A while back I saw a meme quoting a woman saying that women shouldn’t be able to be president because of her fluctuating hormones. “She’d be likely to start a world war”, the woman argued. It’s laughable at first, for so many reasons. The first reasons that come to mind for me are that one, men have fluctuating hormones too and two, (which was the interviewers response to this woman’s statement) “haven’t all world wars been started by men”?
But after the initial chuckle, it breaks my heart. The wounds and damage behind this thinking go deep. What happened to that woman that made her the first person to discount and distrust, not just herself, but all of fellow womankind? Who told her that the very fact that she is a woman is a flaw? What happened to each of us that made us say, “oh no, never me” in response to callings of leadership or positions of trust?
I remember believing those same things and scrounging up reasons why women were not to be trusted, why they couldn’t be leaders; why I should believe the worst of myself. In some ways I feared my very existence. Being a woman felt dangerous.
I apologize for all the church lingo about to go down, but it’s funny how often I worried about a “Jezebel spirit”, or being a stumbling block (don’t go bathing on rooftops); the hours I spent changing and re-changing my clothes agonizing over whether my clothing options were going to cause the men in the congregation I was leading in worship to sin. Ok, that last part I wouldn’t exactly call “funny”. I should have been preparing with prayer and intercession and scripture and worship, but my god-given identity, how I was taught to fear it, and just the very fact that I have a human woman’s body, caused deep-seeded terror that I may somehow unintentionally derail a mans ministry or walk with the Lord. It never occurred to me that a man’s ministry and his walk with God are his responsibility alone. If my (agonized over) outfit is all it takes to cause a mans relationship with God to suffer, his relationship probably had a poor foundation to begin with.
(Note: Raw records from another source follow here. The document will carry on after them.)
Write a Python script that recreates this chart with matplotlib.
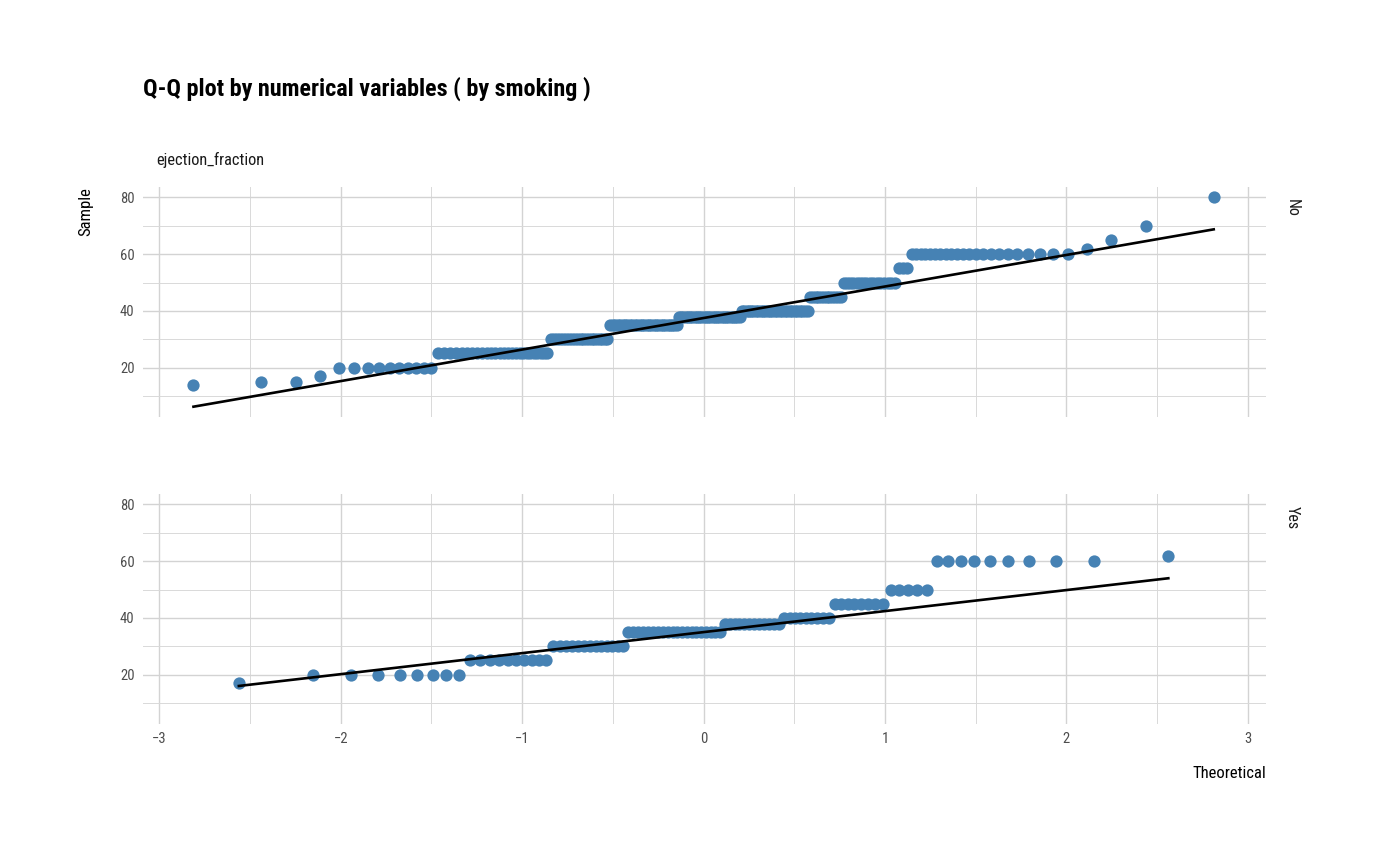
import numpy as np
from statistics import NormalDist
from matplotlib import pyplot as plt
from matplotlib import font_manager
from matplotlib.ticker import MultipleLocator

# ejection_fraction values and their counts per smoking group
no_values = [14, 15, 17, 20, 25, 30, 35, 38, 40, 45, 50, 55, 60, 62, 65, 70, 80]
no_counts = [1, 2, 1, 10, 26, 21, 29, 28, 28, 12, 16, 3, 22, 1, 1, 1, 1]
yes_values = [17, 20, 25, 30, 35, 38, 40, 45, 50, 60, 62]
yes_counts = [1, 8, 10, 13, 20, 12, 9, 8, 5, 9, 1]
groups = ['No', 'Yes']

x_ticks = [-3, -2, -1, 0, 1, 2, 3]
y_ticks = [20, 40, 60, 80]

installed = {f.name for f in font_manager.fontManager.ttflist}
family = 'Roboto Condensed' if 'Roboto Condensed' in installed else 'Roboto'
plt.rcParams['font.family'] = [family, 'DejaVu Sans']


def qq(values, counts):
    sample = np.repeat(values, counts).astype(float)
    n = len(sample)
    probs = (np.arange(1, n + 1) - 0.5) / n
    theo = np.array([NormalDist().inv_cdf(p) for p in probs])
    q25, q75 = np.percentile(sample, [25, 75])
    z25, z75 = NormalDist().inv_cdf(0.25), NormalDist().inv_cdf(0.75)
    slope = (q75 - q25) / (z75 - z25)
    intercept = q25 - slope * z25
    return theo, sample, slope, intercept


fig = plt.figure(figsize=(14, 8.66), dpi=100)
left, width, height = 143 / 1400, 1123 / 1400, 230 / 866
bottoms = [1 - 417 / 866, 1 - 724 / 866]

data = [(no_values, no_counts), (yes_values, yes_counts)]
axes = []
for (vals, cnts), label, bottom in zip(data, groups, bottoms):
    ax = fig.add_axes([left, bottom, width, height])
    theo, sample, slope, intercept = qq(vals, cnts)
    ax.scatter(theo, sample, s=78, color='#4682B4', linewidths=0, zorder=3)
    xs = np.array([theo.min(), theo.max()])
    ax.plot(xs, intercept + slope * xs, color='black', lw=1.9, zorder=4)

    ax.set_xlim(-3.09, 3.1)
    ax.set_ylim(2.6, 83.7)
    ax.set_xticks(x_ticks)
    ax.set_yticks(y_ticks)
    ax.xaxis.set_minor_locator(MultipleLocator(0.5))
    ax.yaxis.set_minor_locator(MultipleLocator(10))
    ax.grid(True, which='major', color='#d3d3d3', lw=1.0)
    ax.grid(True, which='minor', color='#d9d9d9', lw=0.7)
    ax.set_axisbelow(True)
    for s in ax.spines.values():
        s.set_visible(False)
    ax.tick_params(which='both', length=0, labelsize=10.5, labelcolor='#4d4d4d', pad=6)
    ax.text(1.023, 0.95, label, transform=ax.transAxes, rotation=-90,
            ha='center', va='top', fontsize=11.5, color='#1a1a1a')
    axes.append(ax)

axes[0].tick_params(labelbottom=False)

fig.text(143 / 1400, 1 - 89 / 866, 'Q-Q plot by numerical variables ( by smoking )',
         fontsize=17.4, fontweight='bold', ha='left', va='center')
fig.text(156 / 1400, 1 - 160 / 866, 'ejection_fraction', fontsize=11.8,
         ha='left', va='center', color='#1a1a1a')
fig.text(86 / 1400, 1 - 187 / 866, 'Sample', rotation=90, fontsize=12,
         ha='center', va='top')
fig.text(1266 / 1400, 1 - 773 / 866, 'Theoretical', fontsize=12,
         ha='right', va='center')

fig.savefig('out.png', dpi=100, facecolor='white')
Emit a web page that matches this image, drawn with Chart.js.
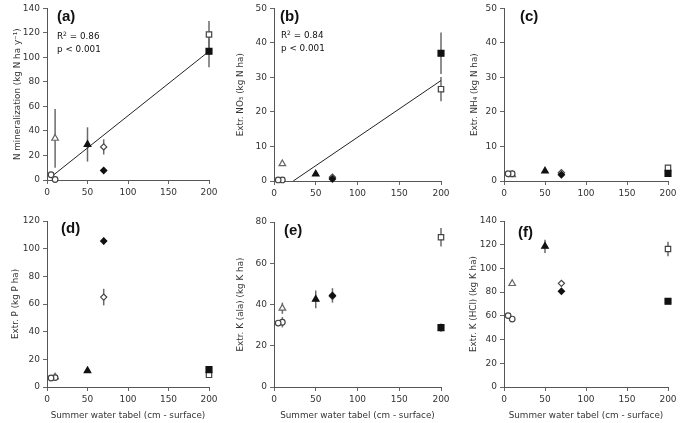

Additionally, did I hear of many men cowering in fear over being a stumbling block for women, or having the “spirit of Saul”? Far from it. In fact, Saul’s brash and insecure method of ruling in the old testament is the preferred leadership style in many Christian circles today. This is not a “male-bashing” post, I believe in men and think that patriarchy has done a great violence against them as well. I’m raising a son and want to see him able to flourish in his identity, but that is another post entirely. I say all of this to point out that there is far more that we are working towards than just putting more women in a room or on a stage. There are layers to this; centuries of lies believed, scriptures misinterpreted, lazily read and taught (some great resources on this here and here). There is much rebuilding to be done still, much healing to begin, to see the full image of God at work in His church.
I see the tide changing though, and I am thankful. Thankful for growth and healing, for learning that Jesus trusts me to make wise and competent decisions in areas I had never trusted myself before. Thankful for Jesus’ example in scripture of calling out worth and strength in women. Thankful for women preachers, teachers, authors, and leaders that push back against the darkness, showing me that not only is it possible for a woman to lead, but that it is absolutely necessary that she do so.
My point, and what I really want you to hear is this:
You are capable and wise in ways you’ve been told you are dangerous. And you are dangerous in ways you’ve been told you are incompetent and weak. A really good kind of dangerous.
Get to work. Fulfill your call, whatever it is, without shame and with holy boldness.
The world desperately needs the image of God that you bear, so no more of this hiding/disqualifying yourself business, deal? Deal.